WRITTEN INSTRUCTION
Copy from the first line below down to and including the line with "plt.rcParams['font.family'] = ['Lato', 'DejaVu". Skip the pictures.

DATA EXTRACT
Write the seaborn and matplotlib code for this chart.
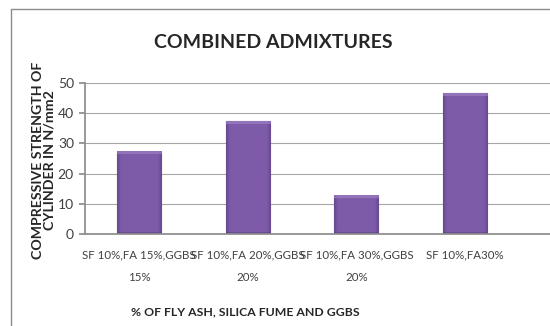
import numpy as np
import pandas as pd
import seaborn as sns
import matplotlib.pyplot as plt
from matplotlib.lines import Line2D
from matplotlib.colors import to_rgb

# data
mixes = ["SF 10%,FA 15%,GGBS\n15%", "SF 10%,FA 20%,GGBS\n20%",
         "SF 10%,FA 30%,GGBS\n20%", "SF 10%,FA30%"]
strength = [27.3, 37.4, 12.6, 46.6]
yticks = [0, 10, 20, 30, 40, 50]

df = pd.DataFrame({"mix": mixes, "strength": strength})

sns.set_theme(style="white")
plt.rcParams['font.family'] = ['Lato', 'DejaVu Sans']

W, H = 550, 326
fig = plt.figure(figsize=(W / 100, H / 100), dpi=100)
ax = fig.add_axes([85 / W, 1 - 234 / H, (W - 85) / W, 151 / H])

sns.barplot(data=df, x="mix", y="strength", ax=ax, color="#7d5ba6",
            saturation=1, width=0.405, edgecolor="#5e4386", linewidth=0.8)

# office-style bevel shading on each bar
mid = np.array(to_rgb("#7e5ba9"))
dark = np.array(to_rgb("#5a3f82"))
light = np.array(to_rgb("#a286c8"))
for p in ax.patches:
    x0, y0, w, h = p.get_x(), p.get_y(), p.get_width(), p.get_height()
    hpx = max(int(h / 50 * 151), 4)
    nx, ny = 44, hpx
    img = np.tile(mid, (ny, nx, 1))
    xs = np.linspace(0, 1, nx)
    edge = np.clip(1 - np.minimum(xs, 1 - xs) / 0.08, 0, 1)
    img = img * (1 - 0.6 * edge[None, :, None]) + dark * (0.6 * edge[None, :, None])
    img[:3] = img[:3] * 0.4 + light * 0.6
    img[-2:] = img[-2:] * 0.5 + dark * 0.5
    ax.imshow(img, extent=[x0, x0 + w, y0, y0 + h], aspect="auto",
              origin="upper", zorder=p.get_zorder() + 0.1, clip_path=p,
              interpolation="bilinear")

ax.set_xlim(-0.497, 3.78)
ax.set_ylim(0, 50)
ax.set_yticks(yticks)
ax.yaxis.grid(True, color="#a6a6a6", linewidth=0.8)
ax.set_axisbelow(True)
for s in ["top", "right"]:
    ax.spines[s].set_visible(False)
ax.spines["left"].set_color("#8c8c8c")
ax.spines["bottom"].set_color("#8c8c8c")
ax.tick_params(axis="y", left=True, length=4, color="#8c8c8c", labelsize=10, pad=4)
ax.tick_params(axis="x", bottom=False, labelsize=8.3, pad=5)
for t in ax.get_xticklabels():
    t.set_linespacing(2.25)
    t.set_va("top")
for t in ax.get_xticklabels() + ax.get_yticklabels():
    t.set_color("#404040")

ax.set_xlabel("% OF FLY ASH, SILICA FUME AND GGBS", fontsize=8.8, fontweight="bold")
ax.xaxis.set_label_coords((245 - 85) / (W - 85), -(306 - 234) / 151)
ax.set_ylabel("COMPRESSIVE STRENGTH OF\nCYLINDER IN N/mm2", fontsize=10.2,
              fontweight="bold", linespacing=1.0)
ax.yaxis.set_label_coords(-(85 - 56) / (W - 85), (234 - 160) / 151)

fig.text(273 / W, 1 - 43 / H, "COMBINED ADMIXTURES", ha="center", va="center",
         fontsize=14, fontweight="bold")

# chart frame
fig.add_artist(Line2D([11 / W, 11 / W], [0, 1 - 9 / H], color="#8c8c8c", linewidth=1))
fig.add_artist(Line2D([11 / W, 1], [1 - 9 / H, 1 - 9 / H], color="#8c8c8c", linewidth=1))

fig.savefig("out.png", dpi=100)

THE RESPONSE
Write the seaborn and matplotlib code for this chart.
import numpy as np
import pandas as pd
import seaborn as sns
import matplotlib.pyplot as plt
from matplotlib.lines import Line2D
from matplotlib.colors import to_rgb

# data
mixes = ["SF 10%,FA 15%,GGBS\n15%", "SF 10%,FA 20%,GGBS\n20%",
         "SF 10%,FA 30%,GGBS\n20%", "SF 10%,FA30%"]
strength = [27.3, 37.4, 12.6, 46.6]
yticks = [0, 10, 20, 30, 40, 50]

df = pd.DataFrame({"mix": mixes, "strength": strength})

sns.set_theme(style="white")
plt.rcParams['font.family'] = ['Lato', 'DejaVu Sans']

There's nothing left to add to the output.